» **THE TASK**
Leave out every picture, then transcribe the rest of the listing exactly.

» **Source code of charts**
* * * * * * *
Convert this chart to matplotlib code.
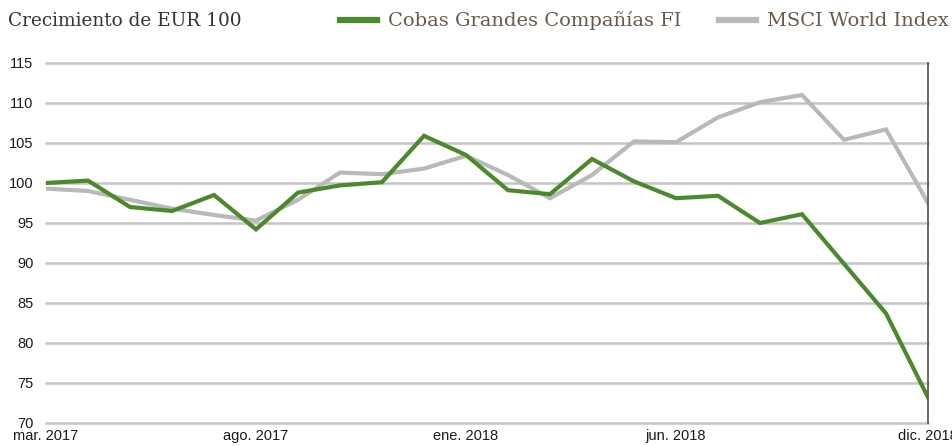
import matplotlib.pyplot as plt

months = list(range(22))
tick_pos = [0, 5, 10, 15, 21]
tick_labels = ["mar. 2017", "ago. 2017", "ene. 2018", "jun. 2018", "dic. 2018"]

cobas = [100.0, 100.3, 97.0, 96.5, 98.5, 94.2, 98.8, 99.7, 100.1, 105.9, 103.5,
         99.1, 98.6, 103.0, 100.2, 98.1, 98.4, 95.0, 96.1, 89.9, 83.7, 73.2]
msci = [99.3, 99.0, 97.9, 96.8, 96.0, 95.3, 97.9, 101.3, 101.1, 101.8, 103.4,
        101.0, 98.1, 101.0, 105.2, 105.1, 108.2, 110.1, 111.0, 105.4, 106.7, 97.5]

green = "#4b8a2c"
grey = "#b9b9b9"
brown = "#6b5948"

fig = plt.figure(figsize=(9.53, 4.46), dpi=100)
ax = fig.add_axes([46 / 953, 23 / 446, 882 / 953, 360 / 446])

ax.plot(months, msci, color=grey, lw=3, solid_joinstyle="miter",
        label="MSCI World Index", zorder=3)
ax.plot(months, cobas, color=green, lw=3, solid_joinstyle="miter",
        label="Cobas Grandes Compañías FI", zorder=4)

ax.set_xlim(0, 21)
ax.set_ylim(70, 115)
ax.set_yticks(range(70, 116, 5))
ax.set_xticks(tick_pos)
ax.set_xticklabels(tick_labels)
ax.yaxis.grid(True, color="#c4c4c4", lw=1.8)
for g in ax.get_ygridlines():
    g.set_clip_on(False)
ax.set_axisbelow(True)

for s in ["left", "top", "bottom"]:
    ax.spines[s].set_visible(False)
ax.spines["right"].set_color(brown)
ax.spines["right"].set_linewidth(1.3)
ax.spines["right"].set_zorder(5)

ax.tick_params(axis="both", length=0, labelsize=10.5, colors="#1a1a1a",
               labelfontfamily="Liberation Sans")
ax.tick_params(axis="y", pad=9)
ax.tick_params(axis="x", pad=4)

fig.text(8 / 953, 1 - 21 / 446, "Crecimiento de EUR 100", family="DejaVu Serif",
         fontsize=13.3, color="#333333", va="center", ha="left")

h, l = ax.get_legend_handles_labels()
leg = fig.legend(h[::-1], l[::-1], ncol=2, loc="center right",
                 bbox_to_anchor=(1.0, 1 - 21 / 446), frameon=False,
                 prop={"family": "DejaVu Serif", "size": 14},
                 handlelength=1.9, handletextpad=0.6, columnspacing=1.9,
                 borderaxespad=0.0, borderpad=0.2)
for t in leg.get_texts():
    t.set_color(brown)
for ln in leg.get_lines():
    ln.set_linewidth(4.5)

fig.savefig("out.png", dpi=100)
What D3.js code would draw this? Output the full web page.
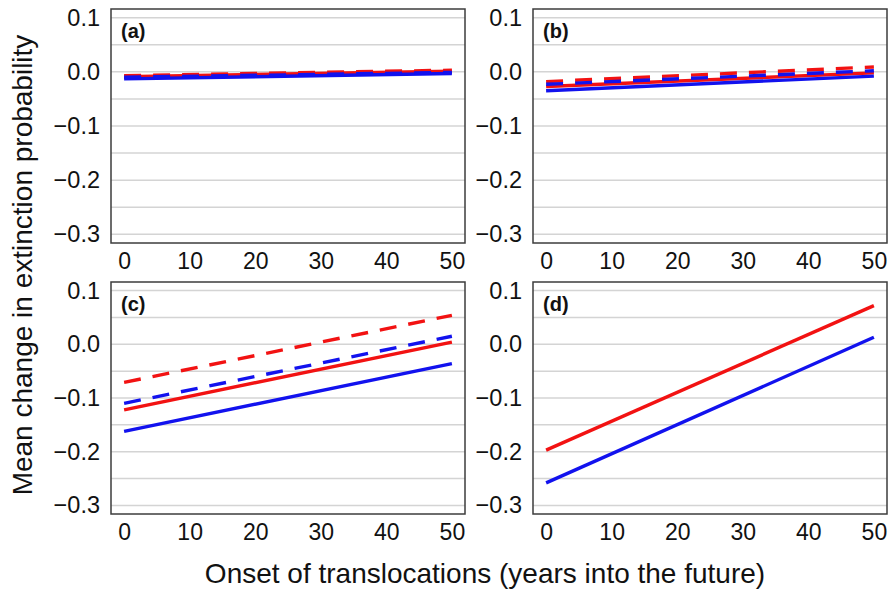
* * * * * * *
» **FINAL ANSWER**
Convert this chart to matplotlib code.
import matplotlib.pyplot as plt

months = list(range(22))
tick_pos = [0, 5, 10, 15, 21]
tick_labels = ["mar. 2017", "ago. 2017", "ene. 2018", "jun. 2018", "dic. 2018"]

cobas = [100.0, 100.3, 97.0, 96.5, 98.5, 94.2, 98.8, 99.7, 100.1, 105.9, 103.5,
         99.1, 98.6, 103.0, 100.2, 98.1, 98.4, 95.0, 96.1, 89.9, 83.7, 73.2]
msci = [99.3, 99.0, 97.9, 96.8, 96.0, 95.3, 97.9, 101.3, 101.1, 101.8, 103.4,
        101.0, 98.1, 101.0, 105.2, 105.1, 108.2, 110.1, 111.0, 105.4, 106.7, 97.5]

green = "#4b8a2c"
grey = "#b9b9b9"
brown = "#6b5948"

fig = plt.figure(figsize=(9.53, 4.46), dpi=100)
ax = fig.add_axes([46 / 953, 23 / 446, 882 / 953, 360 / 446])

ax.plot(months, msci, color=grey, lw=3, solid_joinstyle="miter",
        label="MSCI World Index", zorder=3)
ax.plot(months, cobas, color=green, lw=3, solid_joinstyle="miter",
        label="Cobas Grandes Compañías FI", zorder=4)

ax.set_xlim(0, 21)
ax.set_ylim(70, 115)
ax.set_yticks(range(70, 116, 5))
ax.set_xticks(tick_pos)
ax.set_xticklabels(tick_labels)
ax.yaxis.grid(True, color="#c4c4c4", lw=1.8)
for g in ax.get_ygridlines():
    g.set_clip_on(False)
ax.set_axisbelow(True)

for s in ["left", "top", "bottom"]:
    ax.spines[s].set_visible(False)
ax.spines["right"].set_color(brown)
ax.spines["right"].set_linewidth(1.3)
ax.spines["right"].set_zorder(5)

ax.tick_params(axis="both", length=0, labelsize=10.5, colors="#1a1a1a",
               labelfontfamily="Liberation Sans")
ax.tick_params(axis="y", pad=9)
ax.tick_params(axis="x", pad=4)

fig.text(8 / 953, 1 - 21 / 446, "Crecimiento de EUR 100", family="DejaVu Serif",
         fontsize=13.3, color="#333333", va="center", ha="left")

h, l = ax.get_legend_handles_labels()
leg = fig.legend(h[::-1], l[::-1], ncol=2, loc="center right",
                 bbox_to_anchor=(1.0, 1 - 21 / 446), frameon=False,
                 prop={"family": "DejaVu Serif", "size": 14},
                 handlelength=1.9, handletextpad=0.6, columnspacing=1.9,
                 borderaxespad=0.0, borderpad=0.2)
for t in leg.get_texts():
    t.set_color(brown)
for ln in leg.get_lines():
    ln.set_linewidth(4.5)

fig.savefig("out.png", dpi=100)
What D3.js code would draw this? Output the full web page.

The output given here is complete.